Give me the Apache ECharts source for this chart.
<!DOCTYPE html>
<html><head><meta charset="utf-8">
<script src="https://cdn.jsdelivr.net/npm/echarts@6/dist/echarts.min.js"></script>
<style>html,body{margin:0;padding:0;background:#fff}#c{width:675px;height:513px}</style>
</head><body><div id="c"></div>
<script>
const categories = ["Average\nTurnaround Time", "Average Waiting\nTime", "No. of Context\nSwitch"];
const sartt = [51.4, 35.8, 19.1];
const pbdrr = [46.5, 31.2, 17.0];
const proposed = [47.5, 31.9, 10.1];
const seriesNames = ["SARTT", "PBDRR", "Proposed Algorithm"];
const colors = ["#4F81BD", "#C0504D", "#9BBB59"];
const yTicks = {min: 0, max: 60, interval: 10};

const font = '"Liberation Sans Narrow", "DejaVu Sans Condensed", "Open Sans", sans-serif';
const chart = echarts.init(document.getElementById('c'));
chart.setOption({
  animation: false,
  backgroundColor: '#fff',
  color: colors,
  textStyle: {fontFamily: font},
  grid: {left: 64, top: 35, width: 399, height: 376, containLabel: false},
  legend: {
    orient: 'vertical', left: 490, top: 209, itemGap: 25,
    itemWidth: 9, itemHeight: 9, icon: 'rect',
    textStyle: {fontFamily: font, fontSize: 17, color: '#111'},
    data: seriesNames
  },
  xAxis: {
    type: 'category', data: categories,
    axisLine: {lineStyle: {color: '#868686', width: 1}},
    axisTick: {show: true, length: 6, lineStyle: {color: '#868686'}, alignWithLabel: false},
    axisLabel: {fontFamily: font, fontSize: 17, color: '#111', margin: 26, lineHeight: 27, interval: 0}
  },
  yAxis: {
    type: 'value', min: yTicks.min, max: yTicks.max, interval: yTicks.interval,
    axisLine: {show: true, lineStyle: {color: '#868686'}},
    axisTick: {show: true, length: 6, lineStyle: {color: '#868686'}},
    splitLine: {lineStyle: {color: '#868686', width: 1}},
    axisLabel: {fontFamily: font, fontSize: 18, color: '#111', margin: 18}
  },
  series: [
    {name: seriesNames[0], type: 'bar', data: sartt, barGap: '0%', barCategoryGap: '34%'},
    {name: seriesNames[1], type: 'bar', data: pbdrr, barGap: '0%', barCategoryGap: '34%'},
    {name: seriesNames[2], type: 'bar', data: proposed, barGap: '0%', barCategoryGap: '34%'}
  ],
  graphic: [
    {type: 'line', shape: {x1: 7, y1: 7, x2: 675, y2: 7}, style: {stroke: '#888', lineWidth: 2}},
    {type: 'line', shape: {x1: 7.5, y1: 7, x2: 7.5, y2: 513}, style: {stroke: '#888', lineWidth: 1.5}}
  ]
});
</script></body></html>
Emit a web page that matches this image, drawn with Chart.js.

**********

## Challenge
Find each line with the string "this" and copy it out.

## Task solution
Give me the Apache ECharts source for this chart.
Emit a web page that matches this image, drawn with Chart.js.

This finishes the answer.